Taeyangbo
- Founded: June 1, 1911
- Political alignment: Korean independence movement
- Language: Korean (Hangul)
- Ceased publication: September 17, 1911
- City: Vladivostok
- Country: Russian Empire

= Taeyangbo =

1911 Korean-language newspaper in Russia

Taeyangbo (Дэянгбо) was a Korean-language newspaper published in Sinhanch'on, Vladivostok, Russian Empire in 1911. It was written entirely in the native Korean script Hangul.

It was one of a series of newspapers that was founded by Koreans in Vladivostok, and was preceded by the 1908 Haejo sinmun and 1908–1910 Taedong kongbo. It was followed by the 1912–1914 Kwŏnŏp sinmun.

According to a 2016 article, no original copies are known to exist. There are, however, Japanese-language translations of some issues that have been retranslated into Korean. Issues No. 3 to 13 (July 6, 1911 to September 11, 1911), excluding No. 9, are attested to.

== History ==
Since the late 19th century, Koreans moved into the Russian Far East in search of economic opportunities. From then until 1910, Japan moved to consolidate its control over and eventually colonize Korea. Vladivostok became a center for the Korean independence movement and independence activists in exile. The newspaper's predecessors were staunch advocates of the movement, and were both forced to close under Japanese pressure.

The founders of the newspaper repeatedly petitioned Vladivostok for permission to start a new newspaper. These requests went mostly ignored. However, one request was finally approved on May 5, 1911.

Taeyangbo published its first issue on June 1. It published twice weekly, on Sundays and Thursdays. It employed as its head writer the Korean independence activist and historian Shin Chae-ho.

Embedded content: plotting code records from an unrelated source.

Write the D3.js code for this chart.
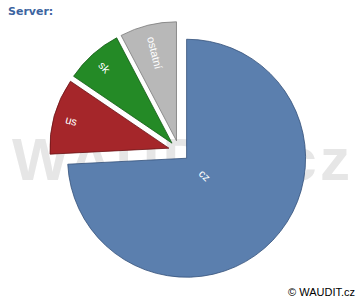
<!DOCTYPE html>
<html><head><meta charset="utf-8">
<script src="https://cdn.jsdelivr.net/npm/d3@7"></script>
<style>html,body{margin:0;padding:0;background:#fff;}svg{display:block;}</style>
</head><body>
<script>
const categories = ["cz", "us", "sk", "ostatní"];
const values = [74.2, 10.3, 7.8, 7.7];
const colors = ["#5b7fae", "#a5262a", "#248a26", "#b8b8b8"];
const strokes = ["#34507a", "#6a1416", "#145a16", "#7a7a7a"];
const title = "Server:";
const watermark = "WAUDIT.cz";
const copyright = "© WAUDIT.cz";

const W = 360, H = 300;
const cx = 179, cy = 151, r = 119, explode = 10.5;

const svg = d3.select("body").append("svg").attr("width", W).attr("height", H);

svg.append("text").attr("x", 181).attr("y", 180)
  .attr("text-anchor", "middle")
  .attr("font-family", "Liberation Sans, Arial, sans-serif")
  .attr("font-weight", "bold").attr("font-size", 60)
  .attr("textLength", 338).attr("lengthAdjust", "spacing")
  .attr("fill", "#e6e6e6").text(watermark);

svg.append("text").attr("x", 8).attr("y", 15)
  .attr("font-family", "DejaVu Sans, Verdana, sans-serif")
  .attr("font-weight", "bold").attr("font-size", 11)
  .attr("fill", "#3c64a0").text(title);

svg.append("text").attr("x", 355).attr("y", 296)
  .attr("text-anchor", "end")
  .attr("font-family", "Liberation Sans, Arial, sans-serif")
  .attr("font-size", 11).attr("fill", "#000").text(copyright);

const data = categories.map((c, i) => ({ name: c, value: values[i], i }));
const pie = d3.pie().value(d => d.value).sort(null).startAngle(0).endAngle(2 * Math.PI);
const arcs = pie(data);
const arc = d3.arc().innerRadius(0).outerRadius(r);

const g = svg.append("g").attr("transform", `translate(${cx},${cy})`);

arcs.forEach(a => {
  const mid = (a.startAngle + a.endAngle) / 2;
  const ox = Math.sin(mid) * explode, oy = -Math.cos(mid) * explode;
  const sg = g.append("g").attr("transform", `translate(${ox},${oy})`);
  sg.append("path").attr("d", arc(a))
    .attr("fill", colors[a.data.i]).attr("stroke", strokes[a.data.i])
    .attr("stroke-width", 0.8).attr("stroke-linejoin", "miter");

  // radial label
  let deg = Math.atan2(Math.cos(mid), -Math.sin(mid)) * 180 / Math.PI; // inward
  const big = (a.endAngle - a.startAngle) > Math.PI;
  const lr = big ? 0.21 * r : 0.9 * r;
  const lx = Math.sin(mid) * lr, ly = -Math.cos(mid) * lr;
  let anchor = big ? "middle" : "start";
  if (deg > 90 || deg < -90) { deg += 180; if (!big) anchor = "end"; }
  sg.append("text").attr("transform", `translate(${lx},${ly}) rotate(${deg})`)
    .attr("text-anchor", anchor).attr("dy", "0.35em")
    .attr("font-family", "Liberation Sans, Arial, sans-serif")
    .attr("font-size", 11).attr("fill", "#fff").text(a.data.name);
});
</script>
</body></html>
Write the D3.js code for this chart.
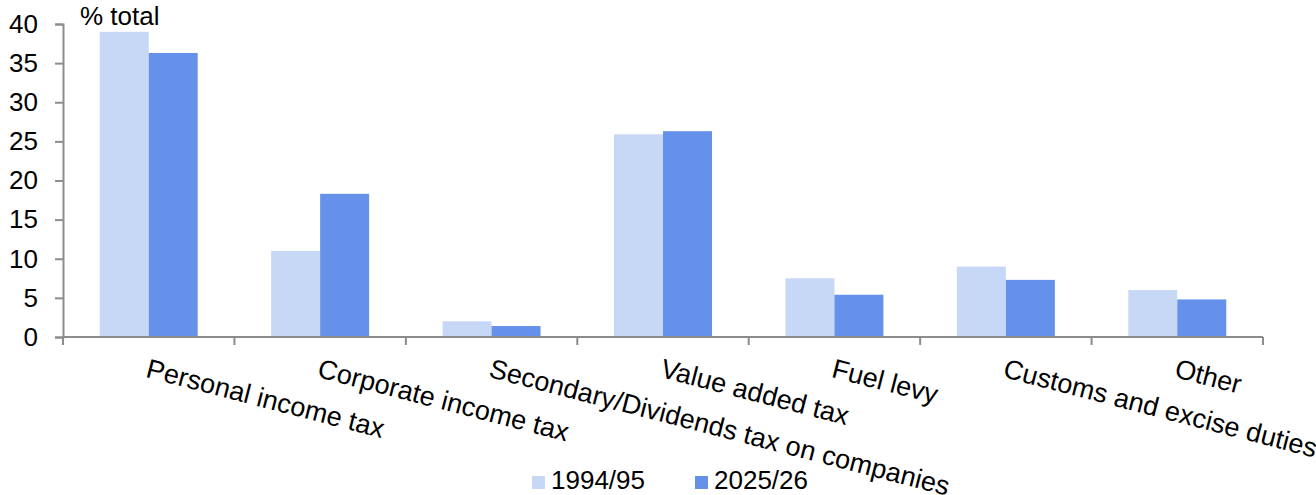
<!DOCTYPE html>
<html>
<head>
<meta charset="utf-8">
<script src="https://cdn.jsdelivr.net/npm/d3@7"></script>
<style>
  html, body { margin: 0; padding: 0; background: #fff; }
  svg { display: block; font-family: Arial, "Liberation Sans", sans-serif; }
</style>
</head>
<body>
<svg id="chart" width="1316" height="495"></svg>
<script>
// Share of total tax revenue by tax type
const categories = [
  "Personal income tax",
  "Corporate income tax",
  "Secondary/Dividends tax on companies",
  "Value added tax",
  "Fuel levy",
  "Customs and excise duties",
  "Other"
];
const seriesNames = ["1994/95", "2025/26"];
const values1994 = [39.0, 11.0, 2.0, 25.9, 7.5, 9.0, 6.0];
const values2025 = [36.3, 18.3, 1.4, 26.3, 5.4, 7.3, 4.8];
const yTicks = [0, 5, 10, 15, 20, 25, 30, 35, 40];
const colors = ["#c7d7f6", "#6591eb"];

const svg = d3.select("#chart");
const plotLeft = 63, plotRight = 1263, plotTop = 24, plotBottom = 337;
const fontSize = 26;
const catFontSize = 27;

const x = d3.scaleBand().domain(categories).range([plotLeft, plotRight]).paddingInner(0).paddingOuter(0);
const inner = d3.scaleBand().domain(seriesNames).range([0, x.bandwidth()]).paddingInner(0).paddingOuter(0.75);
const y = d3.scaleLinear().domain([0, 40]).range([plotBottom, plotTop]);

const rows = categories.map((c, i) => ({ cat: c, vals: [values1994[i], values2025[i]] }));

// bars
const groups = svg.append("g").selectAll("g").data(rows).join("g")
  .attr("transform", d => `translate(${x(d.cat)},0)`);
groups.selectAll("rect")
  .data(d => d.vals.map((v, j) => ({ s: seriesNames[j], v, j })))
  .join("rect")
  .attr("x", d => inner(d.s))
  .attr("y", d => y(d.v))
  .attr("width", inner.bandwidth())
  .attr("height", d => plotBottom - y(d.v))
  .attr("fill", d => colors[d.j]);

// y axis
const yAxis = svg.append("g").attr("transform", `translate(${plotLeft},0)`)
  .call(d3.axisLeft(y).tickValues(yTicks).tickSize(8).tickPadding(17).tickFormat(d3.format("d")));
yAxis.select(".domain").attr("stroke", "#8c8c8c").attr("stroke-width", 2);
yAxis.selectAll(".tick line").attr("stroke", "#8c8c8c").attr("stroke-width", 2);
yAxis.selectAll(".tick text").attr("font-size", fontSize).attr("fill", "#000")
  .attr("font-family", "Arial, 'Liberation Sans', sans-serif");

// x axis line with boundary ticks between categories
const xAxisG = svg.append("g");
xAxisG.append("line")
  .attr("x1", plotLeft).attr("x2", plotRight).attr("y1", plotBottom).attr("y2", plotBottom)
  .attr("stroke", "#8c8c8c").attr("stroke-width", 2);
const boundaries = categories.map(c => x(c)).concat([x(categories[categories.length - 1]) + x.bandwidth()]);
xAxisG.selectAll("line.b").data(boundaries).join("line").attr("class", "b")
  .attr("x1", d => d).attr("x2", d => d).attr("y1", plotBottom).attr("y2", plotBottom + 8)
  .attr("stroke", "#8c8c8c").attr("stroke-width", 2);

// rotated category labels
svg.append("g").selectAll("text").data(categories).join("text")
  .attr("transform", d => `translate(${x(d) + x.bandwidth() / 2 + 1},${plotBottom + 21}) rotate(14.5)`)
  .attr("dy", "0.72em")
  .attr("font-size", catFontSize)
  .attr("fill", "#000")
  .text(d => d);

// unit label
svg.append("text").attr("x", 80).attr("y", 25)
  .attr("font-size", fontSize).attr("fill", "#000").text("% total");

// legend
const legendX = [532, 695];
const legend = svg.append("g").selectAll("g").data(seriesNames).join("g")
  .attr("transform", (d, i) => `translate(${legendX[i]},476)`);
legend.append("rect").attr("width", 13).attr("height", 13).attr("fill", (d, i) => colors[i]);
legend.append("text").attr("x", 19).attr("y", 13)
  .attr("font-size", fontSize).attr("fill", "#000").text(d => d);
</script>
</body>
</html>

Shin had previously written for the Hwangsŏng sinmun and Taehan Maeil Sinbo by this point. Its editor-in-chief was Kim Hagu. Their publisher had previously worked on the Taedong kongbo. They printed each issue in a building that was part library and part printing office, and used an elementary school

It was founded by a Korean youth organization called Ch'ŏngnyŏn Kŭnŏphoe. On July 16, 1911, the youth organization was merged into the larger Korean organization Gwoneophoe, which provided financing for the newspaper.

On September 17, 1911, during the midst of an internal dispute in Gwoneophoe, around 15,000 pieces of movable type used to publish the newspaper were stolen by the pro-Japanese Korean spy Ŏm Insŏp. This was done by request of Kitō Katsumi (木藤克己), who was working in the Japanese legation in Vladivostok. This was a significant financial blow to the company, and it stopped printing. It was succeeded by Kwŏnŏp sinmun on May 5, 1912.

== Content ==
The topics in the paper were organized similarly to those in its predecessor, Taedong Kongbo. Its first issue had editorials, essays, domestic affairs (Russia), foreign affairs, international communications, news from Korea, and other topics. It published critically about Japan, and published a special edition on August 29, the anniversary of Korea's annexation. It normally printed around 300 copies per issue, but for that it printed 1,400, and distributed them free of charge.